At issue as well is Iran and America’s long-standing suspicion of each other as the two countries haven’t had direct diplomatic relations since 1979. For Americans, it is the US Embassy takeover during the Islamic Revolution and its blacklisting of Iran as a state sponsor of terrorism. For Iranians, it is the American- and British-backed 1953 coup that installed the shah, as well as the US Navy’s 1988 downing of an Iran Air commercial jet heading to Dubai.

Since the nuclear deal, Iran also has conducted ballistic missile tests, launched rockets near US warships in the Persian Gulf and briefly captured 10 American sailors. The Shiite power also has seen relations deteriorate with the Sunni kingdom of Saudi Arabia, a major US regional ally.

Iran’s Supreme Leader Ayatollah Ali Khamenei has expressed his continued distrust of America.

Iran Supports Terrorism and Brutality

Former Sen. Joe Lieberman

Former Sen. Joe Lieberman. (AP/Susan Walsh)

On Tuesday, United Against Nuclear Iran (UANI), a global advocacy organization focused on raising awareness about the dangers posed by the Iranian regime, issued a strong warning to French companies considering doing business in that country. The warning coincides with the visit of Iranian Foreign Minister Mohammed Javad Zarif to Paris.

UANI has directly contacted corporations around the world–including French companies Airbus, Air France and Renault -regarding the risks of business in Iran. Airbus, for example, is attempting to finalize a deal to sell more than 100 aircraft to Iran for an estimated $27 billion, but is having difficulty doing so with leading international banks that are refusing to facilitate transactions with Iran due to the severe risks involved.

“The Iranian regime is making every effort to convince French companies that Iran is a safe place to do business,” said UANI CEO Ambassador Mark D. Wallace. “However, Iran’s history of money laundering, support for terrorism, and brutality against its own citizens suggests otherwise. French companies – given past terrorist attacks against France, its citizens, and its interests – would be wise to carefully consider the profound legal, financial, and reputational risks of doing business in Iran.”

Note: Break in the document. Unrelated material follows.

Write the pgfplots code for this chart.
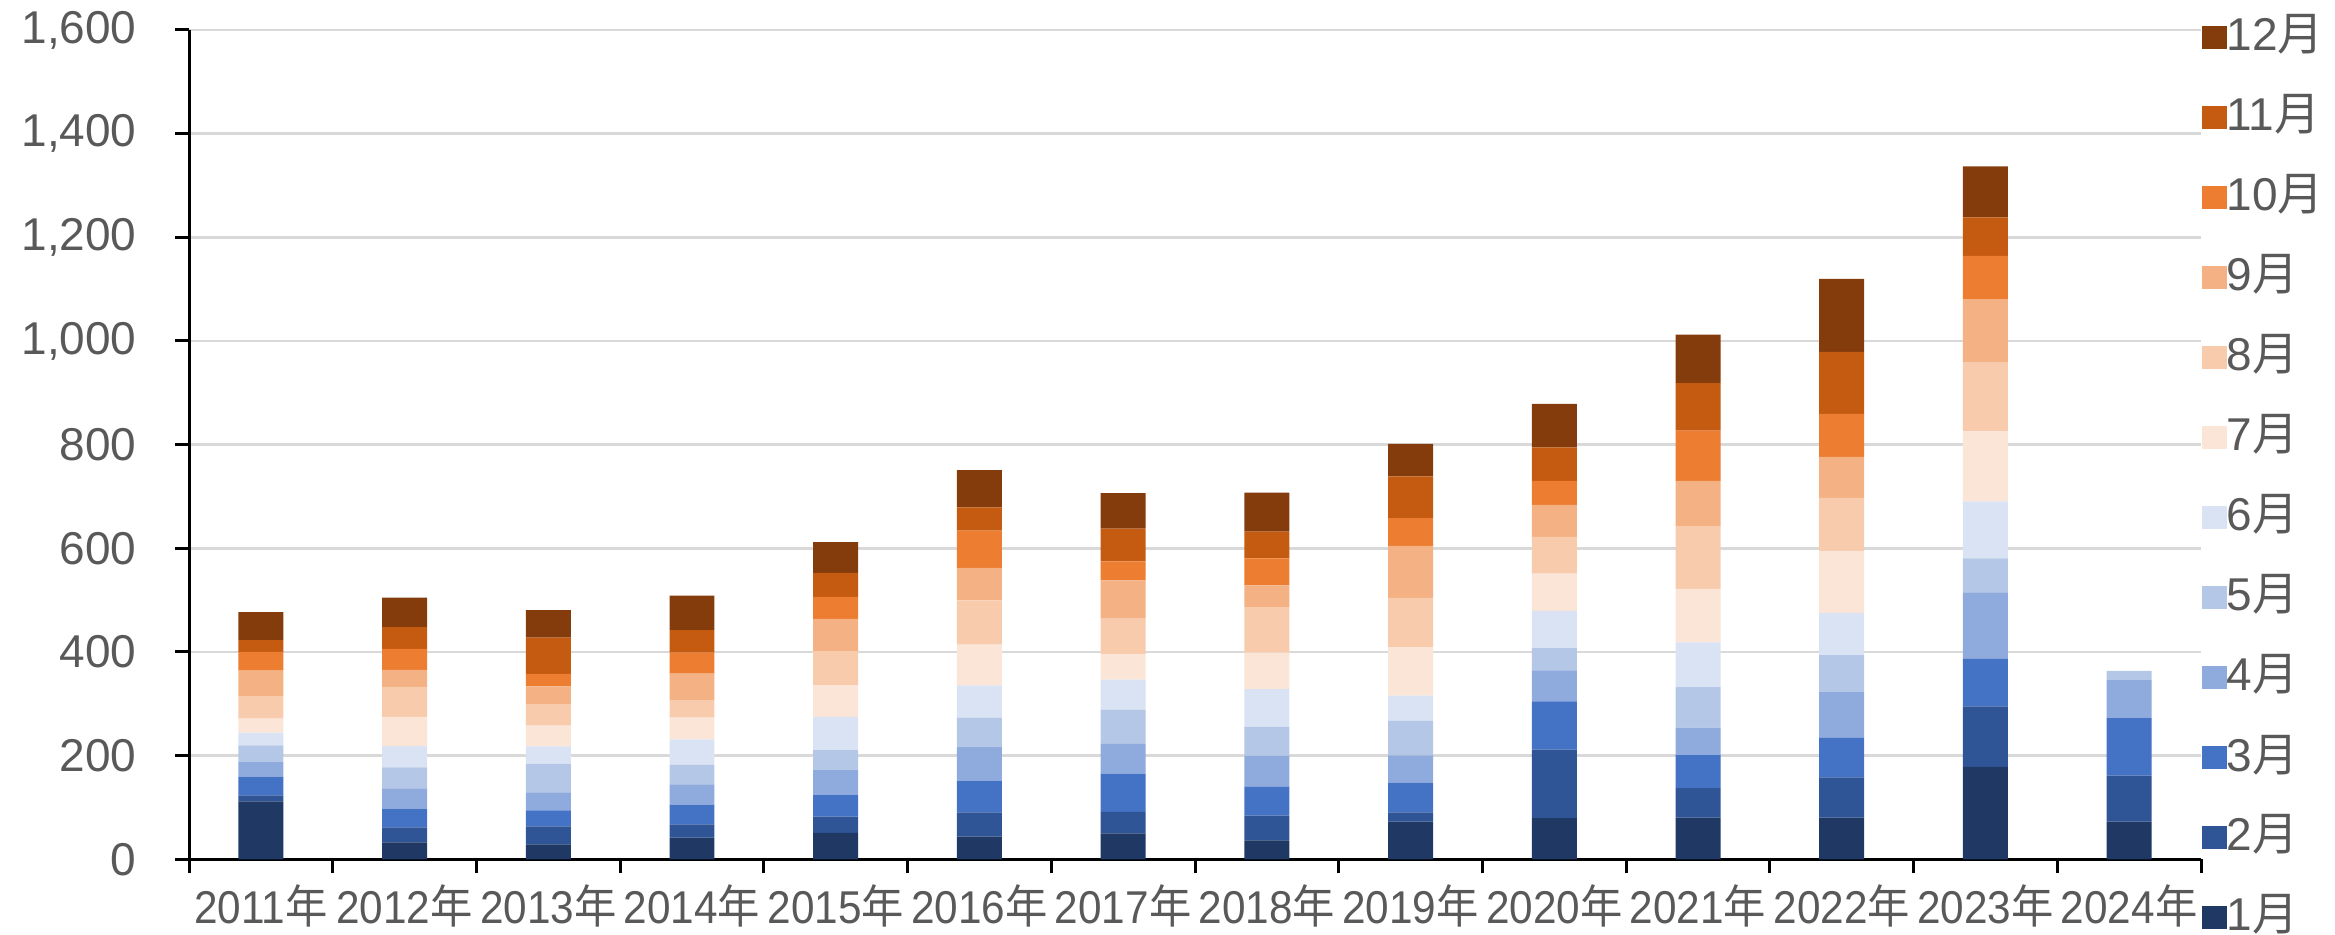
\documentclass[border=0pt]{standalone}
\usepackage{pgfplots}
\usepackage{pgfplotstable}
\usepackage{graphicx}
\usepackage{fontspec}
\setmainfont{Liberation Sans}
\newfontfamily\cjk{Noto Sans CJK SC}
\pgfplotsset{compat=1.18}
\definecolor{c1}{HTML}{1F3864}
\definecolor{c2}{HTML}{2F5597}
\definecolor{c3}{HTML}{4472C4}
\definecolor{c4}{HTML}{8FAADC}
\definecolor{c5}{HTML}{B4C7E7}
\definecolor{c6}{HTML}{DAE3F3}
\definecolor{c7}{HTML}{FBE5D6}
\definecolor{c8}{HTML}{F8CBAD}
\definecolor{c9}{HTML}{F4B183}
\definecolor{c10}{HTML}{ED7D31}
\definecolor{c11}{HTML}{C55A11}
\definecolor{c12}{HTML}{843C0C}
\definecolor{txtgray}{HTML}{595959}
\definecolor{gridgray}{HTML}{D9D9D9}
\pgfplotstableread{
x m1 m2 m3 m4 m5 m6 m7 m8 m9 m10 m11 m12
0 112 11.5 36 29 31.5 24.5 27 42.5 50 36 23 54
1 32.8 28.9 36 39.3 40.5 41.1 56 57.9 32.8 40.5 42.4 56.6
2 28.9 34.8 30.8 34.8 55.3 33.4 39.9 40.5 35.4 23.8 70.1 53.3
3 41.8 25.7 38 39.2 37.3 49.5 41.8 32.8 52.1 40.5 43.7 66.3
4 50.8 31.5 42.5 48.2 37.9 63.7 61.7 65.6 61.8 42.4 46.3 59.8
5 43.7 47 61.1 65.6 55.3 63 78.4 85.6 62.4 72 45 72
6 50.3 41.3 73.6 57.4 65.8 58.1 49 69 73.6 36.7 63.3 68.4
7 36.8 47.7 55.5 59.4 56.7 72.3 70.3 87.8 41.9 52.2 51.7 75.4
8 72.7 18 57.2 52.7 66.9 48.3 93.8 94.6 100.3 54 80.4 62.4
9 79.7 131.9 93.2 59.8 43.1 71.4 72 70.8 61.7 46.3 65 83.6
10 80.6 56.6 63.8 53 78.4 86.3 103.1 121.2 87 97.3 91.4 93.6
11 80.6 77.6 76.2 89.3 70.3 81.3 119.8 102.3 79.1 82.7 119.8 141
12 178.2 117 91.3 128.6 65.6 109.9 134.8 133.8 121.5 83.3 74.5 98.4
13 72.7 88.6 110.9 73.5 17.8 0 0 0 0 0 0 0
}\data
\newcommand{\yr}[1]{\scalebox{0.92}[1]{#1{\cjk 年}}}
\begin{document}
\begin{tikzpicture}
\begin{axis}[
  scale only axis,
  width=603.6pt, height=248.8pt,
  ybar stacked, bar width=0.313,
  xmin=-0.5, xmax=13.5,
  ymin=0, ymax=1600,
  ytick={0,200,...,1600},
  xtick={-0.5,0.5,...,13.5},
  x tick label as interval,
  xticklabels={\yr{2011},\yr{2012},\yr{2013},\yr{2014},\yr{2015},\yr{2016},\yr{2017},\yr{2018},\yr{2019},\yr{2020},\yr{2021},\yr{2022},\yr{2023},\yr{2024}},
  axis x line*=bottom, axis y line*=left,
  axis line style={black, line width=0.9pt},
  tick align=outside,
  major tick length=4.2pt,
  tick style={black, line width=0.9pt},
  ymajorgrids, grid style={gridgray, line width=0.8pt},
  tick label style={font=\fontsize{13.8}{16}\selectfont, text=txtgray},
  /pgf/number format/assume math mode=true,
  /pgf/number format/1000 sep={,},
  scaled y ticks=false,
  xticklabel style={yshift=0pt},
  yticklabel style={xshift=-8pt},
  legend style={at={(1,1.0197)}, anchor=north west, draw=none, fill=none,
    font=\fontsize{13.8}{16}\selectfont, text=txtgray, row sep=10pt, inner sep=0pt,
    nodes={inner sep=0pt, text height=11pt, text depth=3pt, anchor=west},
    /tikz/every even column/.append style={column sep=4pt}},
  legend cell align=left,
  reverse legend,
  legend image code/.code={\fill[#1] (0pt,-3.4pt) rectangle (7.5pt,3.4pt);},
]
\addplot[fill=c1, draw=none] table[x=x, y=m1] {\data};
\addlegendentry{1{\cjk 月}}
\addplot[fill=c2, draw=none] table[x=x, y=m2] {\data};
\addlegendentry{2{\cjk 月}}
\addplot[fill=c3, draw=none] table[x=x, y=m3] {\data};
\addlegendentry{3{\cjk 月}}
\addplot[fill=c4, draw=none] table[x=x, y=m4] {\data};
\addlegendentry{4{\cjk 月}}
\addplot[fill=c5, draw=none] table[x=x, y=m5] {\data};
\addlegendentry{5{\cjk 月}}
\addplot[fill=c6, draw=none] table[x=x, y=m6] {\data};
\addlegendentry{6{\cjk 月}}
\addplot[fill=c7, draw=none] table[x=x, y=m7] {\data};
\addlegendentry{7{\cjk 月}}
\addplot[fill=c8, draw=none] table[x=x, y=m8] {\data};
\addlegendentry{8{\cjk 月}}
\addplot[fill=c9, draw=none] table[x=x, y=m9] {\data};
\addlegendentry{9{\cjk 月}}
\addplot[fill=c10, draw=none] table[x=x, y=m10] {\data};
\addlegendentry{10{\cjk 月}}
\addplot[fill=c11, draw=none] table[x=x, y=m11] {\data};
\addlegendentry{11{\cjk 月}}
\addplot[fill=c12, draw=none] table[x=x, y=m12] {\data};
\addlegendentry{12{\cjk 月}}
\end{axis}
\pgfresetboundingbox
\path[use as bounding box] (-56.7pt,-22.7pt) rectangle (643.8pt,257.8pt);
\end{tikzpicture}
\end{document}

“It is next to impossible for foreign companies to ensure that when doing business in Iran, they are not unwittingly doing business with the Islamic Revolutionary Guard Corps (IRGC), a terrorist organization sanctioned by the international community whose tentacles reach into every key Iranian industry,” said UANI Chairman Senator Joseph I. Lieberman. “When the benefits and risks are weighed objectively, it simply isn’t worth it.”